Question

Among the following complexes, the one which shows zero crystal field stabilization energy (CFSE)?
(A) $[Mn(H_{2}O{)}_6{]}^{3+}$
(B) $[Fe(H_{2}O{)}_6{]}^{3+}$
(C) $[Co(H_{2}O{)}_6{]}^{2+}$
(D) $[Co(H_{2}O{)}_6{]}^{3+}$

Answer 1

Hint: The complex in which the metal ion has five or ten electrons in their valence shell has zero CFSE value. So, first find the oxidation state of the metal and then find the number of electrons present in the valence shell.

Complete answer:
We know that the CFSE is the acronym for crystal field stabilization energy. Here, we need to find the complex in which the CFSE value is zero.
- We can see that all the given complexes are octahedral complexes. $H_{2}O$ (water) molecules is a weak ligand. So, it produces weak ligand fields and thus the complex formed will be high spin.
- Now, it is proven from theoretical calculations that the complexes in which the metals have 5 or 10 valence electrons show zero CFSE value.
- Mn in $[Mn(H_{2}O{)}_6{]}^{3+}$ has an oxidation number of +3. We know that the electronic configuration of $M{n}^{3+}$ is $[Ar]3d^4$. So, there are 4 electrons in its valence shell. Thus, its CFSE will not be zero.
- Fe in $[Fe(H_{2}O{)}_6{]}^{3+}$ has an oxidation number of +3. We know that the electronic configuration of $F{e}^{3+}$ is $[Ar]3d^5$. So, there are 5 electrons in its valence shell. Thus, its CFSE value will be zero.
This can be explained by the following equation.
     $$CFSE=(0.6{\mathrm{\Delta }}_o\times e_g)-(0.4{\mathrm{\Delta }}_o\times t_{2g})$$
Here $e_g$ is the number of electrons in doubly degenerate orbitals. $t_{2g}$ is the number of electrons in triply degenerate orbitals.
- We know that for $F{e}^{3+}$, the configuration of 5 electrons is $t_{2g}^3{e}_g^2$ . Thus, the equation will become
     $$CFSE=(0.6{\mathrm{\Delta }}_o\times 2)-(0.4{\mathrm{\Delta }}_o\times 3)=0$$
- Co metal has oxidation state of +2 and +3 in $[Co(H_{2}O{)}_6{]}^{2+}$ and $[Co(H_{2}O{)}_6{]}^{3+}$ respectively. The electronic configuration of $C{o}^{2+}$ and $C{o}^{3+}$ is $[Ar]3d^7\text{ and [Ar]3}{\text{d}}^6$ respectively. Thus, we can say that $[Fe(H_{2}O{)}_6{]}^{3+}$ has zero CFSE value.

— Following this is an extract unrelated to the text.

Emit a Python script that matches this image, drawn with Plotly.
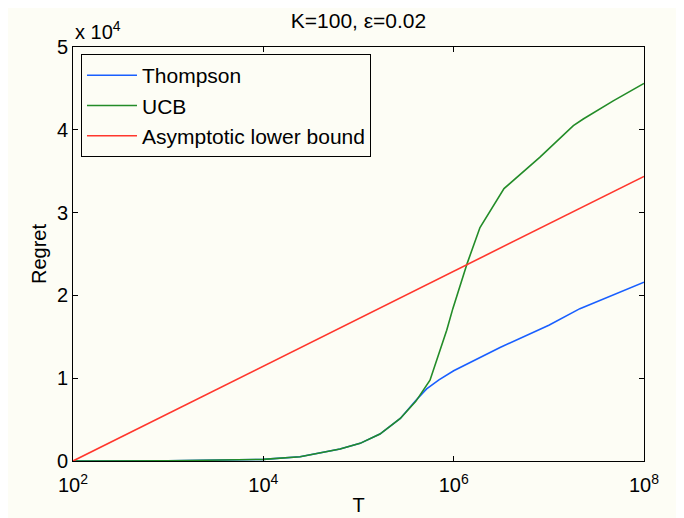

So the option B is the correct answer.

Note:
Remember that when a transition metal atom loses an electron to become a positive ion, it loses the electron from 4s orbital first and then the 3d electrons are lost. However, according to Aufbau principle 3d orbital has higher energy than 4s orbital.